What to produce: Write out the full listing exactly as given, minus the images.

** Start **

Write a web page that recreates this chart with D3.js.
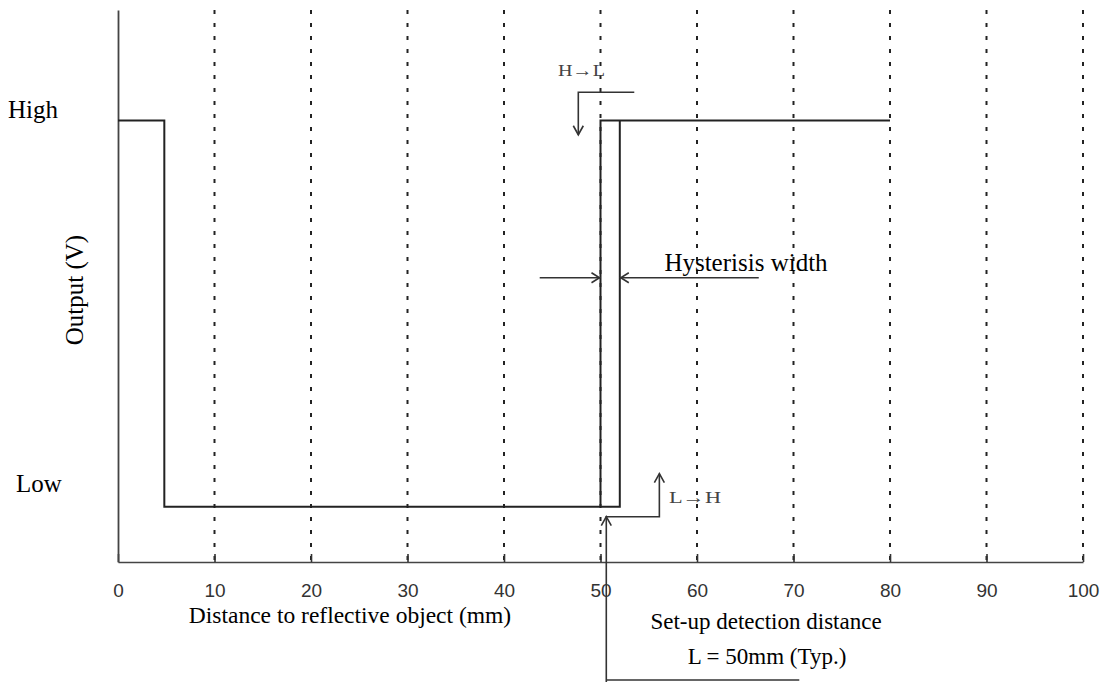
<!DOCTYPE html>
<html>
<head>
<meta charset="utf-8">
<script src="https://cdn.jsdelivr.net/npm/d3@7"></script>
<style>
html,body{margin:0;padding:0;background:#fff;}
svg{display:block;}
</style>
</head>
<body>
<svg id="chart" width="1110" height="682"></svg>
<script>
// ---- data ----
const xTicks = [0, 10, 20, 30, 40, 50, 60, 70, 80, 90, 100];
const gridX = [10, 20, 30, 40, 50, 60, 70, 80, 90, 100];
const levelNames = ["High", "Low"];
const levelValues = [8, 1];
// output trace when the object approaches / recedes
const traceA_x = [0, 4.8, 4.8, 52, 52];
const traceA_y = [8, 8, 1, 1, 8];
const traceB_x = [50, 50, 80];
const traceB_y = [1, 8, 8];
const setupDistance = 50;
const hystLow = 50, hystHigh = 52;

const svg = d3.select("#chart");
const W = 1110, H = 682;
const margin = {left: 118, right: 27, top: 10, bottom: 120};
const x = d3.scaleLinear().domain([0, 100]).range([margin.left, W - margin.right]);
const y = d3.scaleLinear().domain([0, 10]).range([H - margin.bottom, margin.top]);

const serif = "'Liberation Serif','Times New Roman',serif";
const sans = "'Liberation Sans',Arial,sans-serif";

// dotted grid lines
svg.append("g").selectAll("line").data(gridX).join("line")
  .attr("x1", d => x(d)).attr("x2", d => x(d))
  .attr("y1", y(10)).attr("y2", y(0))
  .attr("stroke", "#222").attr("stroke-width", 2)
  .attr("stroke-dasharray", "4,9");

// x axis
const xAxis = d3.axisBottom(x).tickValues(xTicks).tickSizeInner(-8).tickSizeOuter(0).tickPadding(29);
const gx = svg.append("g").attr("transform", `translate(0,${y(0)})`).call(xAxis);
gx.select(".domain").attr("stroke", "#444").attr("stroke-width", 1.6);
gx.selectAll(".tick line").attr("stroke", "#333").attr("stroke-width", 1.6);
gx.selectAll(".tick text").attr("font-family", sans).attr("font-size", 19)
  .attr("fill", "#333").attr("dy", "0.3em");

// y axis
const yAxis = d3.axisLeft(y).tickValues([]).tickSizeOuter(0);
const gy = svg.append("g").attr("transform", `translate(${x(0)},0)`).call(yAxis);
gy.select(".domain").attr("stroke", "#444").attr("stroke-width", 1.8);

// level labels
svg.append("g").selectAll("text").data(levelNames).join("text")
  .attr("x", (d, i) => i === 0 ? 8 : 16)
  .attr("y", (d, i) => y(levelValues[i]) - (i === 0 ? 2 : 15))
  .attr("font-family", serif).attr("font-size", 25).attr("fill", "#000")
  .text(d => d);

// traces
const line = d3.line().x(d => x(d[0])).y(d => y(d[1]));
svg.append("path").datum(traceA_x.map((v, i) => [v, traceA_y[i]]))
  .attr("d", line).attr("fill", "none").attr("stroke", "#222").attr("stroke-width", 2);
svg.append("path").datum(traceB_x.map((v, i) => [v, traceB_y[i]]))
  .attr("d", line).attr("fill", "none").attr("stroke", "#222").attr("stroke-width", 2);

// axis titles
svg.append("text").attr("transform", `translate(83,${(y(0) + y(10)) / 2 + 4}) rotate(-90)`)
  .attr("text-anchor", "middle").attr("font-family", serif).attr("font-size", 25)
  .text("Output (V)");
svg.append("text").attr("x", 350).attr("y", 623).attr("text-anchor", "middle")
  .attr("font-family", serif).attr("font-size", 23.5)
  .text("Distance to reflective object (mm)");
svg.append("text").attr("x", 766).attr("y", 629).attr("text-anchor", "middle")
  .attr("font-family", serif).attr("font-size", 23)
  .text("Set-up detection distance");
svg.append("text").attr("x", 767).attr("y", 664).attr("text-anchor", "middle")
  .attr("font-family", serif).attr("font-size", 23)
  .text("L = 50mm (Typ.)");

// hysteresis annotation
const hy = y(5.15);
const ann = svg.append("g").attr("fill", "none").attr("stroke", "#333").attr("stroke-width", 1.6);
ann.append("line").attr("x1", x(43.7)).attr("x2", x(hystLow)).attr("y1", hy).attr("y2", hy);
ann.append("path").attr("d", `M${x(hystLow) - 9},${hy - 5}L${x(hystLow) - 1},${hy}L${x(hystLow) - 9},${hy + 5}`);
ann.append("line").attr("x1", x(66.4)).attr("x2", x(hystHigh)).attr("y1", hy).attr("y2", hy);
ann.append("path").attr("d", `M${x(hystHigh) + 9},${hy - 5}L${x(hystHigh) + 1},${hy}L${x(hystHigh) + 9},${hy + 5}`);
svg.append("text").attr("x", 746).attr("y", 271).attr("text-anchor", "middle")
  .attr("font-family", serif).attr("font-size", 25)
  .text("Hysterisis width");

// H -> L bent arrow
const hlY = y(8.51), hlX = x(47.7);
ann.append("path").attr("d", `M${x(53.5)},${hlY}H${hlX}V${y(7.74)}`);
ann.append("path").attr("d", `M${hlX - 5},${y(7.74) - 9}L${hlX},${y(7.74)}L${hlX + 5},${y(7.74) - 9}`);
svg.append("text").attr("x", 558).attr("y", 76).attr("font-family", serif)
  .attr("font-size", 17).attr("fill", "#444")
  .attr("textLength", 47).attr("lengthAdjust", "spacingAndGlyphs").text("H\u2192L");

// L -> H bent arrow
const lhX1 = x(50.6), lhX2 = x(56.1), lhY = y(0.82);
ann.append("path").attr("d", `M${lhX1},${H}V${lhY}H${lhX2}V${y(1.6)}`);
ann.append("path").attr("d", `M${lhX1 - 5},${lhY + 9}L${lhX1},${lhY}L${lhX1 + 5},${lhY + 9}`);
ann.append("path").attr("d", `M${lhX2 - 5},${y(1.6) + 9}L${lhX2},${y(1.6)}L${lhX2 + 5},${y(1.6) + 9}`);
ann.append("line").attr("x1", lhX1).attr("x2", x(70.6)).attr("y1", H - 2).attr("y2", H - 2);
svg.append("text").attr("x", 669).attr("y", 503).attr("font-family", serif)
  .attr("font-size", 17).attr("fill", "#444")
  .attr("textLength", 52).attr("lengthAdjust", "spacingAndGlyphs").text("L\u2192H");
</script>
</body>
</html>
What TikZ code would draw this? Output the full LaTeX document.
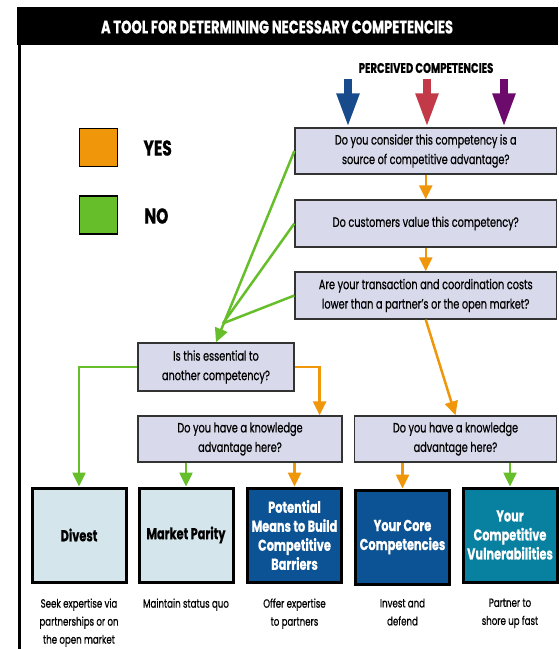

** End **

Result of this exercise:
Write a web page that recreates this chart with D3.js.
<!DOCTYPE html>
<html>
<head>
<meta charset="utf-8">
<script src="https://cdn.jsdelivr.net/npm/d3@7"></script>
<style>
html,body{margin:0;padding:0;background:#fff;}
svg{display:block;}
</style>
</head>
<body>
<svg id="chart" width="1110" height="682"></svg>
<script>
// ---- data ----
const xTicks = [0, 10, 20, 30, 40, 50, 60, 70, 80, 90, 100];
const gridX = [10, 20, 30, 40, 50, 60, 70, 80, 90, 100];
const levelNames = ["High", "Low"];
const levelValues = [8, 1];
// output trace when the object approaches / recedes
const traceA_x = [0, 4.8, 4.8, 52, 52];
const traceA_y = [8, 8, 1, 1, 8];
const traceB_x = [50, 50, 80];
const traceB_y = [1, 8, 8];
const setupDistance = 50;
const hystLow = 50, hystHigh = 52;

const svg = d3.select("#chart");
const W = 1110, H = 682;
const margin = {left: 118, right: 27, top: 10, bottom: 120};
const x = d3.scaleLinear().domain([0, 100]).range([margin.left, W - margin.right]);
const y = d3.scaleLinear().domain([0, 10]).range([H - margin.bottom, margin.top]);

const serif = "'Liberation Serif','Times New Roman',serif";
const sans = "'Liberation Sans',Arial,sans-serif";

// dotted grid lines
svg.append("g").selectAll("line").data(gridX).join("line")
  .attr("x1", d => x(d)).attr("x2", d => x(d))
  .attr("y1", y(10)).attr("y2", y(0))
  .attr("stroke", "#222").attr("stroke-width", 2)
  .attr("stroke-dasharray", "4,9");

// x axis
const xAxis = d3.axisBottom(x).tickValues(xTicks).tickSizeInner(-8).tickSizeOuter(0).tickPadding(29);
const gx = svg.append("g").attr("transform", `translate(0,${y(0)})`).call(xAxis);
gx.select(".domain").attr("stroke", "#444").attr("stroke-width", 1.6);
gx.selectAll(".tick line").attr("stroke", "#333").attr("stroke-width", 1.6);
gx.selectAll(".tick text").attr("font-family", sans).attr("font-size", 19)
  .attr("fill", "#333").attr("dy", "0.3em");

// y axis
const yAxis = d3.axisLeft(y).tickValues([]).tickSizeOuter(0);
const gy = svg.append("g").attr("transform", `translate(${x(0)},0)`).call(yAxis);
gy.select(".domain").attr("stroke", "#444").attr("stroke-width", 1.8);

// level labels
svg.append("g").selectAll("text").data(levelNames).join("text")
  .attr("x", (d, i) => i === 0 ? 8 : 16)
  .attr("y", (d, i) => y(levelValues[i]) - (i === 0 ? 2 : 15))
  .attr("font-family", serif).attr("font-size", 25).attr("fill", "#000")
  .text(d => d);

// traces
const line = d3.line().x(d => x(d[0])).y(d => y(d[1]));
svg.append("path").datum(traceA_x.map((v, i) => [v, traceA_y[i]]))
  .attr("d", line).attr("fill", "none").attr("stroke", "#222").attr("stroke-width", 2);
svg.append("path").datum(traceB_x.map((v, i) => [v, traceB_y[i]]))
  .attr("d", line).attr("fill", "none").attr("stroke", "#222").attr("stroke-width", 2);

// axis titles
svg.append("text").attr("transform", `translate(83,${(y(0) + y(10)) / 2 + 4}) rotate(-90)`)
  .attr("text-anchor", "middle").attr("font-family", serif).attr("font-size", 25)
  .text("Output (V)");
svg.append("text").attr("x", 350).attr("y", 623).attr("text-anchor", "middle")
  .attr("font-family", serif).attr("font-size", 23.5)
  .text("Distance to reflective object (mm)");
svg.append("text").attr("x", 766).attr("y", 629).attr("text-anchor", "middle")
  .attr("font-family", serif).attr("font-size", 23)
  .text("Set-up detection distance");
svg.append("text").attr("x", 767).attr("y", 664).attr("text-anchor", "middle")
  .attr("font-family", serif).attr("font-size", 23)
  .text("L = 50mm (Typ.)");

// hysteresis annotation
const hy = y(5.15);
const ann = svg.append("g").attr("fill", "none").attr("stroke", "#333").attr("stroke-width", 1.6);
ann.append("line").attr("x1", x(43.7)).attr("x2", x(hystLow)).attr("y1", hy).attr("y2", hy);
ann.append("path").attr("d", `M${x(hystLow) - 9},${hy - 5}L${x(hystLow) - 1},${hy}L${x(hystLow) - 9},${hy + 5}`);
ann.append("line").attr("x1", x(66.4)).attr("x2", x(hystHigh)).attr("y1", hy).attr("y2", hy);
ann.append("path").attr("d", `M${x(hystHigh) + 9},${hy - 5}L${x(hystHigh) + 1},${hy}L${x(hystHigh) + 9},${hy + 5}`);
svg.append("text").attr("x", 746).attr("y", 271).attr("text-anchor", "middle")
  .attr("font-family", serif).attr("font-size", 25)
  .text("Hysterisis width");

// H -> L bent arrow
const hlY = y(8.51), hlX = x(47.7);
ann.append("path").attr("d", `M${x(53.5)},${hlY}H${hlX}V${y(7.74)}`);
ann.append("path").attr("d", `M${hlX - 5},${y(7.74) - 9}L${hlX},${y(7.74)}L${hlX + 5},${y(7.74) - 9}`);
svg.append("text").attr("x", 558).attr("y", 76).attr("font-family", serif)
  .attr("font-size", 17).attr("fill", "#444")
  .attr("textLength", 47).attr("lengthAdjust", "spacingAndGlyphs").text("H\u2192L");

// L -> H bent arrow
const lhX1 = x(50.6), lhX2 = x(56.1), lhY = y(0.82);
ann.append("path").attr("d", `M${lhX1},${H}V${lhY}H${lhX2}V${y(1.6)}`);
ann.append("path").attr("d", `M${lhX1 - 5},${lhY + 9}L${lhX1},${lhY}L${lhX1 + 5},${lhY + 9}`);
ann.append("path").attr("d", `M${lhX2 - 5},${y(1.6) + 9}L${lhX2},${y(1.6)}L${lhX2 + 5},${y(1.6) + 9}`);
ann.append("line").attr("x1", lhX1).attr("x2", x(70.6)).attr("y1", H - 2).attr("y2", H - 2);
svg.append("text").attr("x", 669).attr("y", 503).attr("font-family", serif)
  .attr("font-size", 17).attr("fill", "#444")
  .attr("textLength", 52).attr("lengthAdjust", "spacingAndGlyphs").text("L\u2192H");
</script>
</body>
</html>
What TikZ code would draw this? Output the full LaTeX document.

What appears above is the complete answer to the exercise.